4. No one has been able to break Stephan Stanis’ bizarre record since he scored 16 goals for Racing Club de Lens in December 1942. There have been many attempts to break it, including Hacene Lalmas’ 14 and Archie Thompson’s 13.
5. Argentinian Ricardo Olivera scored the fastest goal in just 2.8 seconds in 1998. He broke the record of the English player Colin Cowperthwaite, who scored a goal in 3.4 seconds in 1979 against Kettering.
6. Interestingly, five asteroids have been named after footballers: Arsene Wenger, Johan Cruyff, Joseph Bican, Ferenc Puskas, and Michael Ballack.
7. Usually, the names of football clubs are shortened to make them memorable, like Man U or Barca. However, there’s a club in the Netherlands with the most number of letters in a name. It’s often called NAC Breda, but officially the name has 83 letters. Perhaps only the locals can remember and pronounce the name.
8. It may sound impossible, but in 1988, Mark signed with Bayern and was due to play against Czechoslovakia in the Euro qualifier. On the same day, in the evening, a Bayern match was also scheduled. Mark flew to the other side of the border, missed the first half, and played in the second half.
9. In 1986, in a match between West Ham and New Castle, Alvin Martin scored a hattrick against three different goalkeepers. He scored the first goal against Martin Thomas but was replaced because of injury. Alvin’s second goal came against the stand-in keeper/defender Chris Hedworth, who got injured as well. The last goal was against Peter Beardsley.
10. A handful of countries in the world call football by a different name. America and Canada call it soccer because both countries have an existing sport called American football and Canadian football, respectively.
11. The first-ever international football match recognized by FIFA was played between England and Scotland on November 30, 1872.
12. A well-recognized player, Giuseppe Bergomi, played four World Cups without appearing in any of the qualifiers. The Inter defender played in the 1982, 1986, 1990, and 1998 World Cups. Bergomi joined the squad late in 1982. In 1986, the team qualified as the holders of the trophy. In 1990, Italy was the host. He was called late into the squad in 1998.
13. In contrast to the demands of the game, Kazuyoshi Miura is 53 years old and the oldest football player. He plays in the forward position for Yokohama F.C. for the past 34 years.
14. One of the most outrageous facts about football is that only two footballers in history have scored a goal in every minute of a 90-minute game. Cristiano Ronaldo and Zlatan Ibrahimovic acclaimed this feature.
15. The record for most goals scored by a goalkeeper is with Rogerio Ceni, and the difference between him and the second-position holder is more than double. Ceni scored 131 goals playing for Sao Paulo F.C. and is also among the 10 highest goal scorers of the club.

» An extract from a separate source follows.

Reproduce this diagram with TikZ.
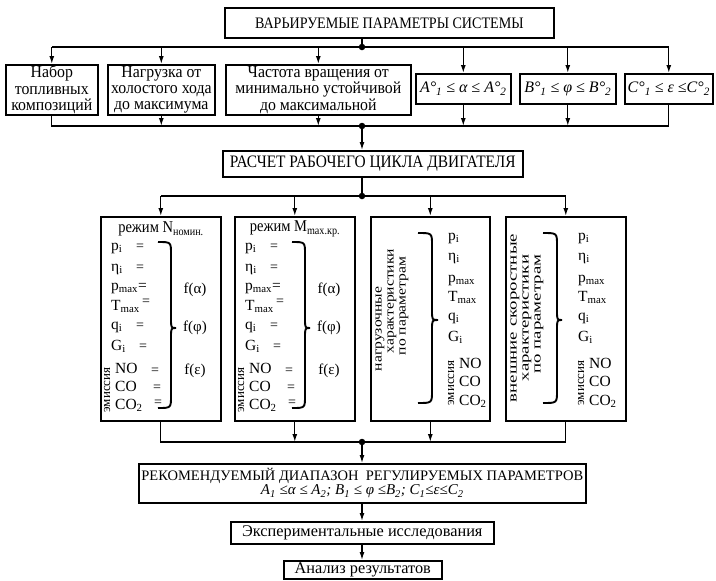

16. A Romanian club holds the longest unbeaten streak in football history. It stayed unbeaten for 106 matches and won straight five league titles, including the European Cup. The club was undefeated from 1986 to 1989.
17. The former Chelsea and Barca striker, Eidur Gudjohnson, made his debut for Iceland at 17. But he was substituted in the second half by his father, in the rarest incident.
18. During World War II, the World Cup trophy was hidden in a shoebox. Ottorino Barassi hid the box under his bed after taking it out of the Bank of Rome.
19. In contrast to the popularity of football, the match between Thames AFC and Luton Town drew only 469 people in a ground with a capacity of 120,000.
20. The mighty Brazil, the team who has won the World Cup five times, has beaten every team they played against except for Norway and Senegal.
21. Robert Prosinecki holds a unique record for scoring World Cup goals for two different countries. In 1990, he scored for Yugoslavia and for Croatia in 1998.
22. Oleg Salenko won the Golden Boot after scoring six goals for his team, despite the fact that they were eliminated from the group stage, in the 1994 World Cup. Also, those were the only goals Oleg ever scored in his international career.